In the listing that follows, retype every line from the first through the one containing "minimum width=83.5pt] (refreg)". Pictures are to be left out.

▼▼▼

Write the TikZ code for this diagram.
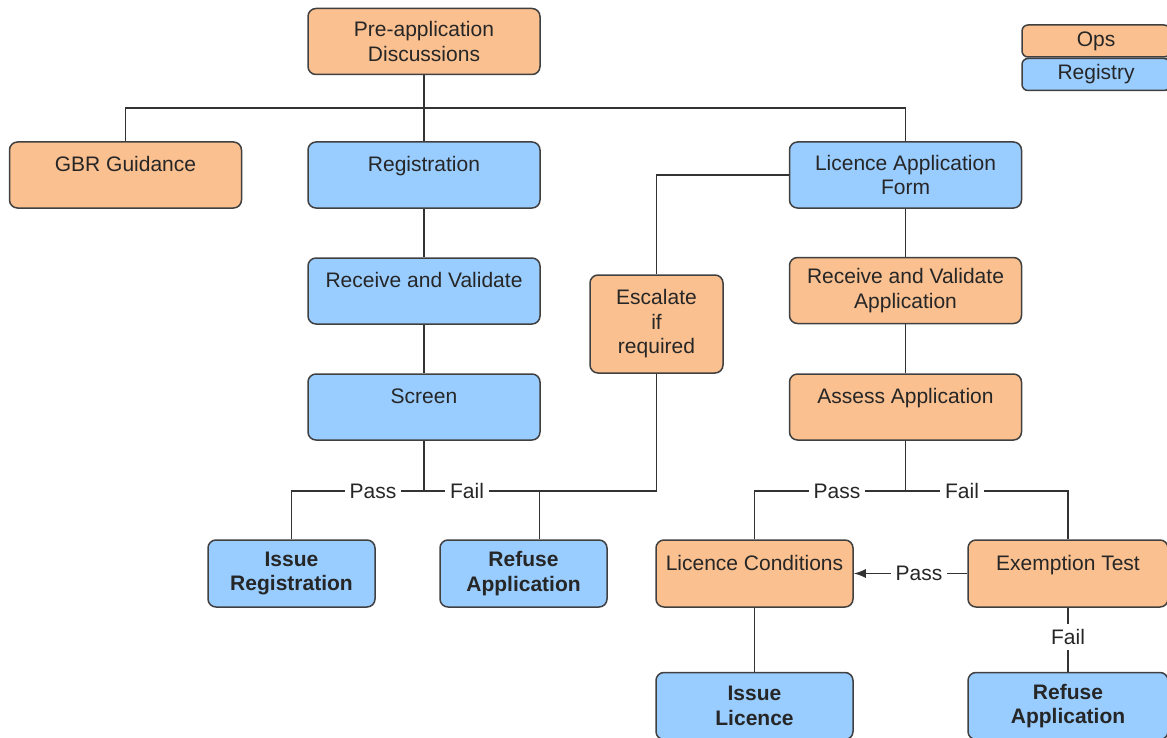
\documentclass[tikz,border=0pt]{standalone}
\usepackage{fontspec}
\setmainfont{Liberation Sans}
\usetikzlibrary{arrows.meta}
\definecolor{opsfill}{HTML}{FAC090}
\definecolor{regfill}{HTML}{99CCFF}
\definecolor{boxedge}{HTML}{404040}

\begin{document}
\begin{tikzpicture}[x=0.5pt, y=-0.5pt,
		box/.style={draw=boxedge, line width=0.75pt, rounded corners=4pt, align=center, inner sep=2pt, minimum width=116pt, minimum height=33pt, text=black!85, font=\fontsize{10.5}{12.25}\selectfont},
		opsbox/.style={box, fill=opsfill},
		regbox/.style={box, fill=regfill},
		oneline/.style={inner ysep=0pt, text height=14.8pt, text depth=18.2pt},
		result/.style={regbox, minimum height=33.5pt, font=\fontsize{10.5}{12.25}\selectfont\bfseries},
		keybox/.style={minimum width=74pt, minimum height=16pt, inner sep=0pt, rounded corners=3pt},
		lbl/.style={fill=white, inner sep=2.5pt, text=black!85, font=\fontsize{10.5}{12.25}\selectfont},
		line/.style={line width=0.7pt, black!80}]
		\path[use as bounding box, clip] (0,0) rectangle (1167,738);
		
		% top row
		\node[opsbox] (pre) at (424,41.5) {Pre-application\\Discussions};
		\node[opsbox, oneline] (gbr) at (125.5,175) {GBR Guidance};
		\node[regbox, oneline] (registration) at (424,175) {Registration};
		\node[regbox] (laf) at (905.5,175) {Licence Application\\Form};
		
		% registration side
		\node[regbox, oneline] (rcv) at (424,291) {Receive and Validate};
		\node[regbox, oneline] (screen) at (424,407) {Screen};
		\node[result, minimum width=83.5pt] (issreg) at (291.5,573.5) {Issue\\Registration};
		\node[result, minimum width=83.5pt] (refreg) at (523.5,573.5) {Refuse\\Application};
		
		% licence side
		\node[opsbox, minimum width=66.5pt, minimum height=49pt] (esc) at (656.5,324) {Escalate\\if\\required};
		\node[opsbox] (rcvapp) at (905.5,290.5) {Receive and Validate\\Application};
		\node[opsbox, oneline] (assess) at (905.5,407) {Assess Application};
		\node[opsbox, oneline, minimum width=98.5pt, minimum height=33.5pt] (lcond) at (754.5,573.5) {Licence Conditions};
		\node[opsbox, oneline, minimum width=100pt, minimum height=33.5pt] (exempt) at (1068,573.5) {Exemption Test};
		\node[result, minimum width=98.5pt] (isslic) at (754.5,706) {Issue\\Licence};
		\node[result, minimum width=100pt] (refapp) at (1068,706) {Refuse\\Application};
		
		% key
		\node[opsbox, keybox] (keyops) at (1096,41) {Ops};
		\node[regbox, keybox] (keyreg) at (1096,74.5) {Registry};
		
		% connectors
		\coordinate (bus) at (424,108);
		\draw[line] (pre.south) -- (bus);
		\draw[line] (gbr.north) |- (bus) -| (laf.north);
		\draw[line] (registration.north) -- (bus);
		\draw[line] (registration) -- (rcv);
		\draw[line] (rcv) -- (screen);
		\coordinate (split1) at (424,491);
		\draw[line] (screen.south) -- (split1) -| (issreg.north);
		\draw[line] (laf.west) -| (esc.north);
		\draw[line] (esc.south) |- (split1);
		\draw[line] ([xshift=8pt]refreg.north) -- ([xshift=8pt]refreg.north |- split1);
		
		\draw[line] (laf) -- (rcvapp);
		\draw[line] (rcvapp) -- (assess);
		\coordinate (split2) at (905.5,491);
		\draw[line] (assess.south) -- (split2);
		\draw[line] (lcond.north) |- (split2) -| (exempt.north);
		\draw[line, -{Latex[length=6pt, width=4.5pt]}] (exempt.west) -- (lcond.east);
		\draw[line] (exempt) -- (refapp);
		\draw[line] (lcond) -- (isslic);
		
		% pass / fail labels
		\node[lbl] (pass1) at (373,491) {Pass};
		\node[lbl] (fail1) at (467,491) {Fail};
		\node[lbl] (pass2) at (837,491) {Pass};
		\node[lbl] (fail2) at (962,491) {Fail};
		\node[lbl] (pass3) at (919,573.5) {Pass};
		\node[lbl] (fail3) at (1068,637) {Fail};
		
	\end{tikzpicture}
\end{document}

▲▲▲

## Finished answer
Write the TikZ code for this diagram.
\documentclass[tikz,border=0pt]{standalone}
\usepackage{fontspec}
\setmainfont{Liberation Sans}
\usetikzlibrary{arrows.meta}
\definecolor{opsfill}{HTML}{FAC090}
\definecolor{regfill}{HTML}{99CCFF}
\definecolor{boxedge}{HTML}{404040}

\begin{document}
\begin{tikzpicture}[x=0.5pt, y=-0.5pt,
		box/.style={draw=boxedge, line width=0.75pt, rounded corners=4pt, align=center, inner sep=2pt, minimum width=116pt, minimum height=33pt, text=black!85, font=\fontsize{10.5}{12.25}\selectfont},
		opsbox/.style={box, fill=opsfill},
		regbox/.style={box, fill=regfill},
		oneline/.style={inner ysep=0pt, text height=14.8pt, text depth=18.2pt},
		result/.style={regbox, minimum height=33.5pt, font=\fontsize{10.5}{12.25}\selectfont\bfseries},
		keybox/.style={minimum width=74pt, minimum height=16pt, inner sep=0pt, rounded corners=3pt},
		lbl/.style={fill=white, inner sep=2.5pt, text=black!85, font=\fontsize{10.5}{12.25}\selectfont},
		line/.style={line width=0.7pt, black!80}]
		\path[use as bounding box, clip] (0,0) rectangle (1167,738);
		
		% top row
		\node[opsbox] (pre) at (424,41.5) {Pre-application\\Discussions};
		\node[opsbox, oneline] (gbr) at (125.5,175) {GBR Guidance};
		\node[regbox, oneline] (registration) at (424,175) {Registration};
		\node[regbox] (laf) at (905.5,175) {Licence Application\\Form};
		
		% registration side
		\node[regbox, oneline] (rcv) at (424,291) {Receive and Validate};
		\node[regbox, oneline] (screen) at (424,407) {Screen};
		\node[result, minimum width=83.5pt] (issreg) at (291.5,573.5) {Issue\\Registration};
		\node[result, minimum width=83.5pt] (refreg) at (523.5,573.5) {Refuse\\Application};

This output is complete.